Can you set down, exactly as they appear below, the lines from the opening of the material through the one bearing "903, 903, 903]", minus the pictures?
--- BEGIN COLLECTED MATERIAL ---
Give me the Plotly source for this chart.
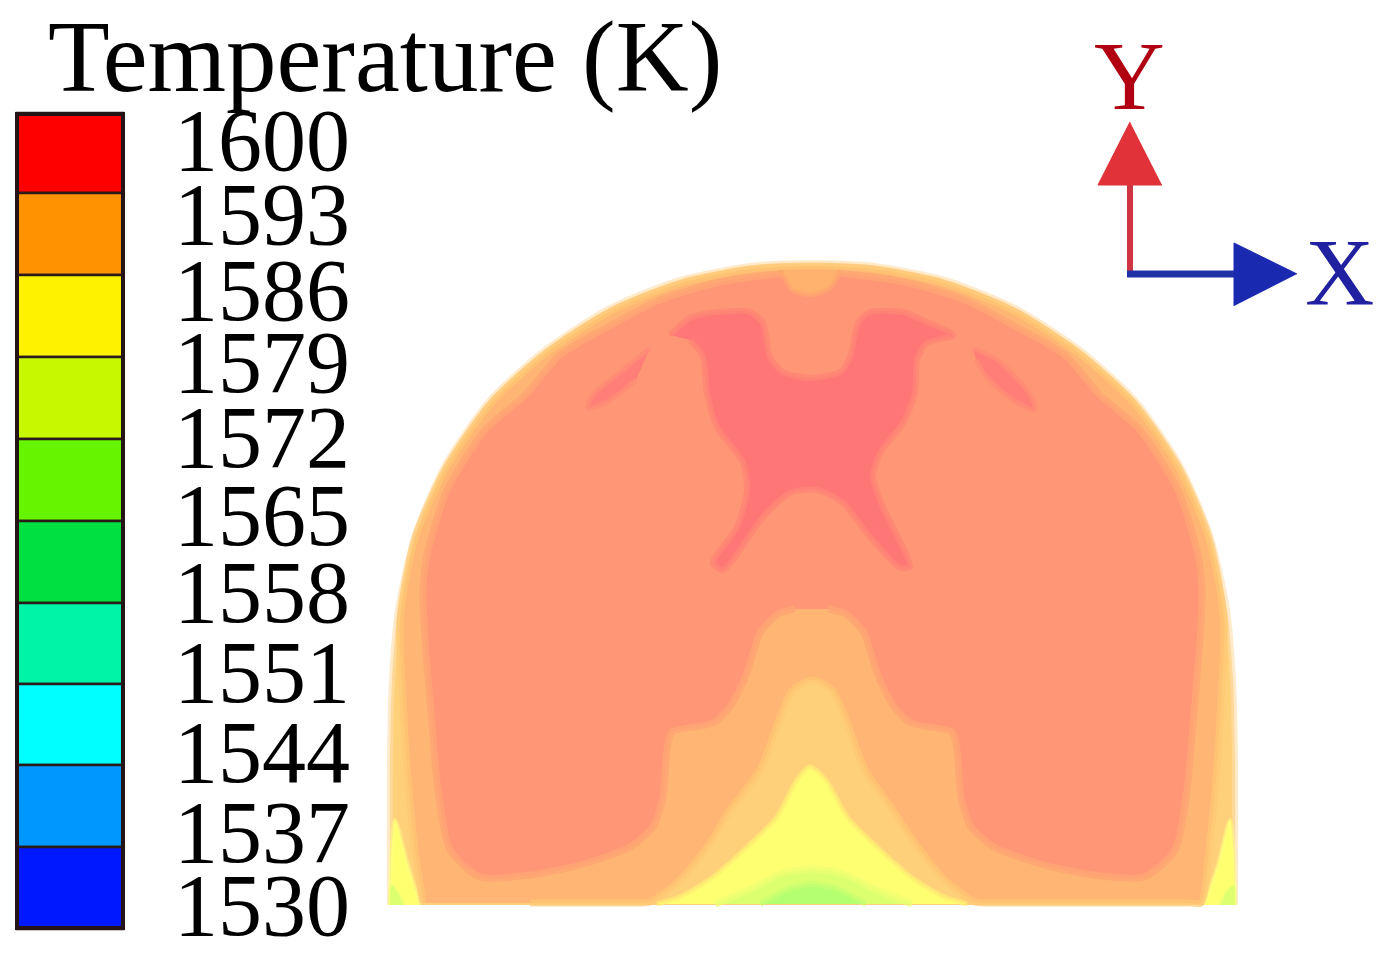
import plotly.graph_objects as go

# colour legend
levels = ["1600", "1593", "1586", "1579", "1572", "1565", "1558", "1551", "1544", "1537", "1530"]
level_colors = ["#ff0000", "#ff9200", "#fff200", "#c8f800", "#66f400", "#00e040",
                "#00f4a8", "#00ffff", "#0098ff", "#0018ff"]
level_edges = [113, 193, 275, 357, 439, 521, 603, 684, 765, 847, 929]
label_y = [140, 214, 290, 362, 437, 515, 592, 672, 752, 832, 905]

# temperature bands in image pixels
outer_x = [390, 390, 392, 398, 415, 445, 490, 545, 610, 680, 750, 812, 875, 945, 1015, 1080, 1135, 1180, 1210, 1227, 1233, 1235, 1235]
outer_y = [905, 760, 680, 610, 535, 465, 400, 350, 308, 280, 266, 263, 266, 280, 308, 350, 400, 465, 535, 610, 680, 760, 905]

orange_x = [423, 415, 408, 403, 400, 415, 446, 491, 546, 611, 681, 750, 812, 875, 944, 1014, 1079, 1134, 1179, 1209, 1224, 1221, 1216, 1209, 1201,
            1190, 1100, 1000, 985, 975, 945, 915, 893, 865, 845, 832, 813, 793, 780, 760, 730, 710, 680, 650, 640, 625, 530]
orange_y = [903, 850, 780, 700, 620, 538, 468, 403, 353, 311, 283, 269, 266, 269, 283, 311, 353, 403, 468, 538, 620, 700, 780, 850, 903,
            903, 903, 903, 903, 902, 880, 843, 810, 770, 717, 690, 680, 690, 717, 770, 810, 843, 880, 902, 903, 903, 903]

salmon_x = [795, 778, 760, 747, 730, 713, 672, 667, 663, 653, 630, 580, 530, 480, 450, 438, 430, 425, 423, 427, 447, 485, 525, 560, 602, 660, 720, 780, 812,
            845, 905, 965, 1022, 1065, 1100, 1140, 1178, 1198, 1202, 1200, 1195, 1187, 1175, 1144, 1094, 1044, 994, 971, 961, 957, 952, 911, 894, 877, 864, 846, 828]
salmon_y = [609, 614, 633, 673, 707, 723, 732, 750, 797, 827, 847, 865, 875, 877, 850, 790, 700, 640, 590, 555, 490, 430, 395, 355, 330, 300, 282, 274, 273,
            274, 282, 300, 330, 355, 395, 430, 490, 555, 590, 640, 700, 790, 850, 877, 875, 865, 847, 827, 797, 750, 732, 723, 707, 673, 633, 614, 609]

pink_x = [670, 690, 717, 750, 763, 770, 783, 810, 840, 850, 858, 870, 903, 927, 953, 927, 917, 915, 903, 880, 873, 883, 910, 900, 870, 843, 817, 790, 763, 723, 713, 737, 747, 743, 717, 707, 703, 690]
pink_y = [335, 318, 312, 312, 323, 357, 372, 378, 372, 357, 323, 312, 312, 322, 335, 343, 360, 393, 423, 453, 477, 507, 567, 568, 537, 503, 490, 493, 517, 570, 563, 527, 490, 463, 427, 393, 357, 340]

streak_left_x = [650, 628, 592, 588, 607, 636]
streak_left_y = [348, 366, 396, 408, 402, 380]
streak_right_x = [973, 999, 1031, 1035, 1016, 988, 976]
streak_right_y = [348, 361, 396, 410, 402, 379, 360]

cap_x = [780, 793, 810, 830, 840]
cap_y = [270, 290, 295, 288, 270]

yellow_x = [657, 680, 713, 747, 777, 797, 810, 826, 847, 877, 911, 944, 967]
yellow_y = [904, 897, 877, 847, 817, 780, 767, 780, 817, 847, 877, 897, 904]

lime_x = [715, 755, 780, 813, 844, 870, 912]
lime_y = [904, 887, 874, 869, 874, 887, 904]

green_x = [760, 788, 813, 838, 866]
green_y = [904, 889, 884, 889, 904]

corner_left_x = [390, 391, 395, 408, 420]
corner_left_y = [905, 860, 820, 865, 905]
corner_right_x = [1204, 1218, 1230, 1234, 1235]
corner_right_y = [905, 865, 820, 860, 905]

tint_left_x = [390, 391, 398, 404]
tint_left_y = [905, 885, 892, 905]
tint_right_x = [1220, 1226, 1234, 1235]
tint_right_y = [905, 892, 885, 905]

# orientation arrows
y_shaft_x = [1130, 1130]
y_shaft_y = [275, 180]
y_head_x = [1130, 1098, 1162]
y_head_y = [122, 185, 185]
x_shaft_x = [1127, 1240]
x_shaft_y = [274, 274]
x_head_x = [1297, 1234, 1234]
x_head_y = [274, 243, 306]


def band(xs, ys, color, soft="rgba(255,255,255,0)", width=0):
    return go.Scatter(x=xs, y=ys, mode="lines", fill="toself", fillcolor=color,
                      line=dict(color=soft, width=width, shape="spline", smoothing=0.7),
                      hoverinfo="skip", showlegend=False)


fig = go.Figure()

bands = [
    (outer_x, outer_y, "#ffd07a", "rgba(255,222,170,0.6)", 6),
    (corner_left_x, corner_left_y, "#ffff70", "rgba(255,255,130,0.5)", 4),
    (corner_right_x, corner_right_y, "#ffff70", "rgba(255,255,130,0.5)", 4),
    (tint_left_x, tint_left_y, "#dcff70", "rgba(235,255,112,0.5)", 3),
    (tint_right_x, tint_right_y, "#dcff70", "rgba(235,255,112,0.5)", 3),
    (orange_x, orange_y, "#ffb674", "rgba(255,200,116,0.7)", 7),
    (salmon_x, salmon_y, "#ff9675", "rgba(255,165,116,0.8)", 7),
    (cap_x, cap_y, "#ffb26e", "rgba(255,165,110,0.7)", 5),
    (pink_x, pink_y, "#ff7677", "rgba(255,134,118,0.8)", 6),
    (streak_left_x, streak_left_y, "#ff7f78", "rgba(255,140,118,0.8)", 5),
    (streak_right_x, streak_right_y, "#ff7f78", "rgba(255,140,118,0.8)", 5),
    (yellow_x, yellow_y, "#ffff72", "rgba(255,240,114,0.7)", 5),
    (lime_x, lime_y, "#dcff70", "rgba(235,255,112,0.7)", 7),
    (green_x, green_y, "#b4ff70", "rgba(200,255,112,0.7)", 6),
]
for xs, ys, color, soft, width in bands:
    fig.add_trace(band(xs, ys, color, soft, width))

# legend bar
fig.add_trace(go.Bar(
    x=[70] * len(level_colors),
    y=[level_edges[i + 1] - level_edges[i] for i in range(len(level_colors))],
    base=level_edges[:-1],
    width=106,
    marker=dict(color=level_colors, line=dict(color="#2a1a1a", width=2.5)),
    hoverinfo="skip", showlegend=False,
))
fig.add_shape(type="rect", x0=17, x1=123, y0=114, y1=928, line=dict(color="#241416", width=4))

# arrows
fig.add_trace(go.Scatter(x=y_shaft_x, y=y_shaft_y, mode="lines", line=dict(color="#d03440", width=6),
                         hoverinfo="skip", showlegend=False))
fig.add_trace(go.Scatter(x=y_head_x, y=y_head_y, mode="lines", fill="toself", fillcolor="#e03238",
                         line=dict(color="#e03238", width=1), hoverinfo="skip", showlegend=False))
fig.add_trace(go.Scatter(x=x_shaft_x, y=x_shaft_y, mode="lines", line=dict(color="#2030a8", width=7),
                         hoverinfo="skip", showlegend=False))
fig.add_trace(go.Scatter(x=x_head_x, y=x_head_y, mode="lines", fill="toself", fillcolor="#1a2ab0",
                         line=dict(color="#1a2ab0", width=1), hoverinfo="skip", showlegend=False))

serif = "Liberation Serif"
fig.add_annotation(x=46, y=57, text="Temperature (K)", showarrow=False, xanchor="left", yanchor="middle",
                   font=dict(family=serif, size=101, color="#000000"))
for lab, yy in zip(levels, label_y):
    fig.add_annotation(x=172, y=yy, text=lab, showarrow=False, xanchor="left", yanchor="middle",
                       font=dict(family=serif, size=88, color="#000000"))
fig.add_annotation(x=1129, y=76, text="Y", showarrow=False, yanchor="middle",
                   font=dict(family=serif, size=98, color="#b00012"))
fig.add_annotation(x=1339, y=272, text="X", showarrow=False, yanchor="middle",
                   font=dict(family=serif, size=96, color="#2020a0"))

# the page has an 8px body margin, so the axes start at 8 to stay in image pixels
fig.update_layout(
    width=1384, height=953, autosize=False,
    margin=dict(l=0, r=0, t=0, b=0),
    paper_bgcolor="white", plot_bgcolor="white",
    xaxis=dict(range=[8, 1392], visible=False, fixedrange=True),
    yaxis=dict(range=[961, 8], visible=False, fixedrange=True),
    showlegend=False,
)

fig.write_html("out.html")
--- END COLLECTED MATERIAL ---
▶ **ANSWER**
Give me the Plotly source for this chart.
import plotly.graph_objects as go

# colour legend
levels = ["1600", "1593", "1586", "1579", "1572", "1565", "1558", "1551", "1544", "1537", "1530"]
level_colors = ["#ff0000", "#ff9200", "#fff200", "#c8f800", "#66f400", "#00e040",
                "#00f4a8", "#00ffff", "#0098ff", "#0018ff"]
level_edges = [113, 193, 275, 357, 439, 521, 603, 684, 765, 847, 929]
label_y = [140, 214, 290, 362, 437, 515, 592, 672, 752, 832, 905]

# temperature bands in image pixels
outer_x = [390, 390, 392, 398, 415, 445, 490, 545, 610, 680, 750, 812, 875, 945, 1015, 1080, 1135, 1180, 1210, 1227, 1233, 1235, 1235]
outer_y = [905, 760, 680, 610, 535, 465, 400, 350, 308, 280, 266, 263, 266, 280, 308, 350, 400, 465, 535, 610, 680, 760, 905]

orange_x = [423, 415, 408, 403, 400, 415, 446, 491, 546, 611, 681, 750, 812, 875, 944, 1014, 1079, 1134, 1179, 1209, 1224, 1221, 1216, 1209, 1201,
            1190, 1100, 1000, 985, 975, 945, 915, 893, 865, 845, 832, 813, 793, 780, 760, 730, 710, 680, 650, 640, 625, 530]
orange_y = [903, 850, 780, 700, 620, 538, 468, 403, 353, 311, 283, 269, 266, 269, 283, 311, 353, 403, 468, 538, 620, 700, 780, 850, 903,
            903, 903, 903, 903, 902, 880, 843, 810, 770, 717, 690, 680, 690, 717, 770, 810, 843, 880, 902, 903, 903, 903]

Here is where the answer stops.